Location: Biological Control of Pests ResearchTitle: Potential utilization of Stethorus punctillum to control Tetranychus cinnabarinus on strawberry in greenhouses and high tunnels
Submitted to: Entomological Society of America Proceedings
Publication Type: Abstract Only
Publication Acceptance Date: 3/5/2019
Publication Date: N/A
Technical Abstract: The effectiveness of mass-reared ladybird beetles to control spider mites in greenhouse crop cultivation is poorly known. The hypothesis that the spider mite predatory ladybird Stethorus (S.) punctillum (Coleoptera: Coccinellidae) can control the carmine spider mite Tetranychus (T.) cinnabarinus (Acari: Tetranychidae) was tested.
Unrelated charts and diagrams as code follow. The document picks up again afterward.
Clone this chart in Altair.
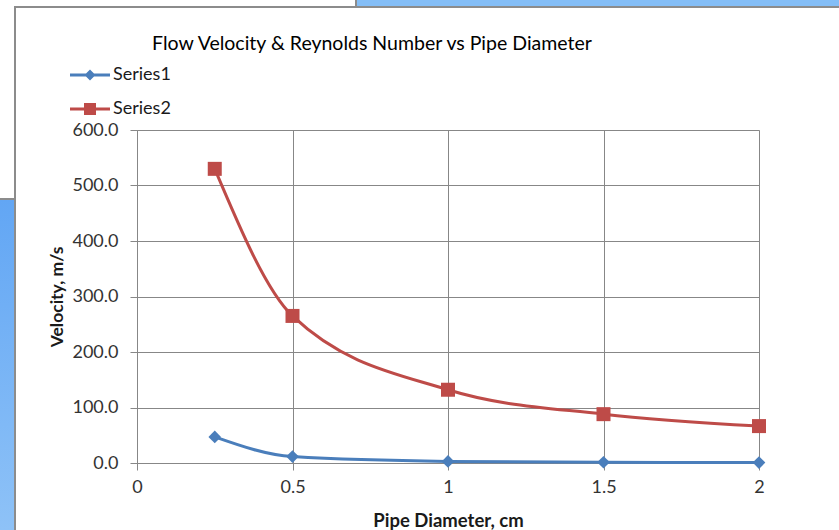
import altair as alt
import pandas as pd

# ---- data ----
diameter = [0.25, 0.5, 1.0, 1.5, 2.0]
series1 = [47.0, 11.5, 2.9, 1.3, 0.7]
series2 = [530.0, 265.0, 132.0, 88.0, 66.5]
series_names = ["Series1", "Series2"]
series_colors = ["#4A7EBB", "#BE4B48"]
x_ticks = [0, 0.5, 1, 1.5, 2]
y_ticks = [0, 100, 200, 300, 400, 500, 600]
title_text = "Flow Velocity & Reynolds Number vs Pipe Diameter"
x_title = "Pipe Diameter, cm"
y_title = "Velocity, m/s"

df = pd.DataFrame({
    "diameter": diameter + diameter,
    "value": series1 + series2,
    "series": [series_names[0]] * len(diameter) + [series_names[1]] * len(diameter),
})
d1 = df[df.series == series_names[0]]
d2 = df[df.series == series_names[1]]

FONT = "Lato"
GRID = "#878787"
W, H = 622, 333

x = alt.X("diameter:Q", scale=alt.Scale(domain=[0, 2], nice=False, zero=False),
          axis=alt.Axis(values=x_ticks, format="~g", title=x_title, grid=True,
                        gridColor=GRID, domainColor=GRID, tickColor=GRID, tickSize=7,
                        labelFont=FONT, labelFontSize=18, labelColor="#333333", labelPadding=8,
                        titleFont=FONT, titleFontSize=18.5, titleFontWeight="bold", titleColor="#1a1a1a",
                        titleY=57, titleBaseline="middle", labelFlush=False))
y = alt.Y("value:Q", scale=alt.Scale(domain=[0, 600], nice=False),
          axis=alt.Axis(values=y_ticks, format=".1f", title=y_title, grid=True,
                        gridColor=GRID, domainColor=GRID, tickColor=GRID, tickSize=7,
                        labelFont=FONT, labelFontSize=18, labelColor="#333333", labelPadding=12,
                        titleFont=FONT, titleFontSize=17.5, titleFontWeight="bold", titleColor="#1a1a1a",
                        titleX=-80, titleY=H / 2, titleAngle=-90, titleBaseline="middle",
                        titleAlign="center", labelFlush=False))

line1 = alt.Chart(d1).mark_line(interpolate="monotone", strokeWidth=3, color=series_colors[0]).encode(x=x, y=y)
line2 = alt.Chart(d2).mark_line(interpolate="monotone", strokeWidth=3, color=series_colors[1]).encode(x=x, y=y)
pts1 = alt.Chart(d1).mark_point(shape="diamond", filled=True, size=160, opacity=1,
                                color=series_colors[0]).encode(x=x, y=y)
pts2 = alt.Chart(d2).mark_point(shape="square", filled=True, size=196, opacity=1,
                                color=series_colors[1]).encode(x=x, y=y)

# legend symbols: line segment + marker
leg_paths = [
    "M-1.6,-0.12H1.6V0.12H-1.6Z M0,-0.44L0.44,0L0,0.44L-0.44,0Z",
    "M-1.6,-0.12H1.6V0.12H-1.6Z M-0.48,-0.48H0.48V0.48H-0.48Z",
]
leg = alt.Legend(title=None, orient="none", legendX=-59.5, legendY=-67.5, padding=0,
                 symbolSize=625, symbolStrokeWidth=0, symbolOpacity=1, rowPadding=12,
                 labelOffset=10.5, labelFont=FONT, labelFontSize=18, labelColor="#1a1a1a")
legend_layer = alt.Chart(df).mark_point(filled=True, opacity=0).encode(
    x=x, y=y,
    color=alt.Color("series:N", scale=alt.Scale(domain=series_names, range=series_colors), legend=leg),
    shape=alt.Shape("series:N", scale=alt.Scale(domain=series_names, range=leg_paths), legend=leg),
)

# window decoration around the chart (screenshot frame)
one = pd.DataFrame({"k": [0]})
def deco(x1, x2, y1, y2, color):
    return alt.Chart(one).mark_rect(color=color).encode(
        x=alt.value(x1), x2=alt.value(x2), y=alt.value(y1), y2=alt.value(y2))

deco_layers = [
    deco(357 - 137, 839 - 137, -130, -124, "#84BEF7"),
    deco(14 - 137, 839 - 137, -124, -122, "#8C8C8C"),
    deco(355 - 137, 357 - 137, -130, -124, "#8C8C8C"),
    deco(14 - 137, 16 - 137, -124, 400, "#8C8C8C"),
    alt.Chart(one).mark_rect(color=alt.Gradient(
        gradient="linear", x1=0, x2=0, y1=0, y2=1,
        stops=[alt.GradientStop(color="#62A6F4", offset=0),
               alt.GradientStop(color="#8EC2F7", offset=1)])).encode(
        x=alt.value(0 - 137), x2=alt.value(14 - 137), y=alt.value(200 - 130), y2=alt.value(400)),
    deco(0 - 137, 16 - 137, 198 - 130, 200 - 130, "#8C8C8C"),
]

chart = alt.layer(
    *deco_layers, line1, line2, pts1, pts2, legend_layer
).properties(
    width=W, height=H,
    title=alt.TitleParams(title_text, anchor="middle", dx=-76, dy=69, fontSize=19.5, font=FONT,
                          fontWeight="normal", color="#000000", offset=0, baseline="alphabetic"),
    autosize=alt.AutoSizeParams(type="none"),
    padding={"left": 137, "top": 130, "right": 80, "bottom": 67},
).configure_view(stroke=None).configure(background="white")

chart.save("out.html", embed_options={"renderer": "svg", "actions": False})
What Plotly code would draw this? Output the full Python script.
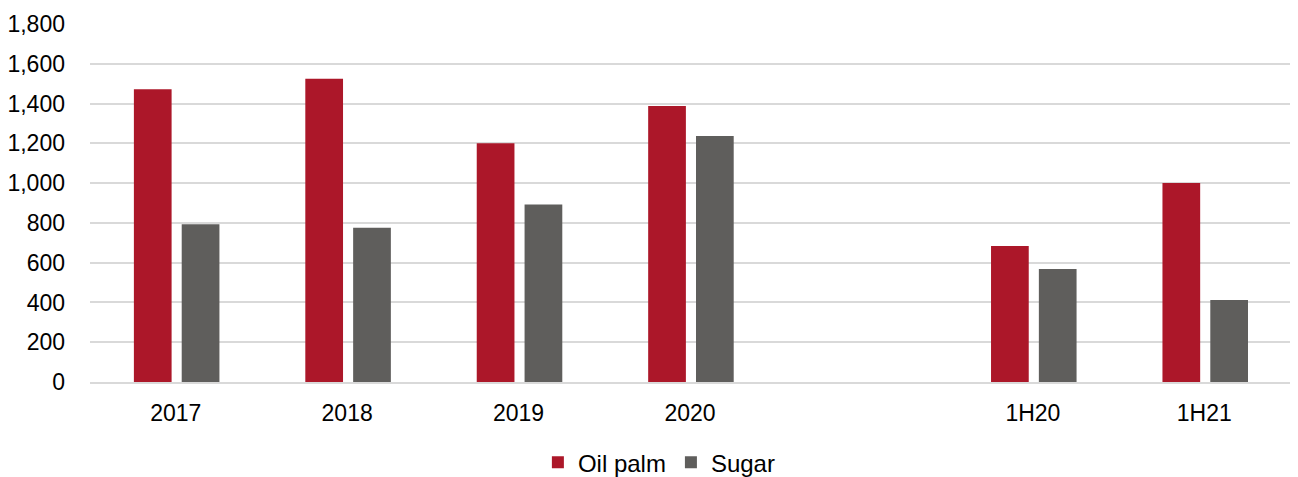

S. punctillum adults were purchased from a biocontrol company and released in a climate-controlled greenhouse to combat a natural infestation of T. cinnabarinus. Predator and pest populations were monitored weekly via non-destructive visual observations. Results indicated that T. cinnabarinus population density declined drastically in two weeks after releasing S. punctillum. In 3-4 weeks, post-release, T. cinnabarinus density was often less than 1 nymph (or adult) per leaflet/plant. The presence of S. punctillum offspring (larvae and pupae) on plants confirmed that released adults were reproductively active. Eventually, released adults and their offspring (adults) died, because of a lack of food, i.e., spider mites. Consequently, T. cinnabarinus population density rebounded. Thus, repeated releases of S. punctillum were necessary to maintain T. cinnabarinus at low densities for extended time periods. In conclusion, this study demonstrates the effectiveness of S. punctillum, but multiple releases are necessary to prevent T. cinnabarinus resurgence.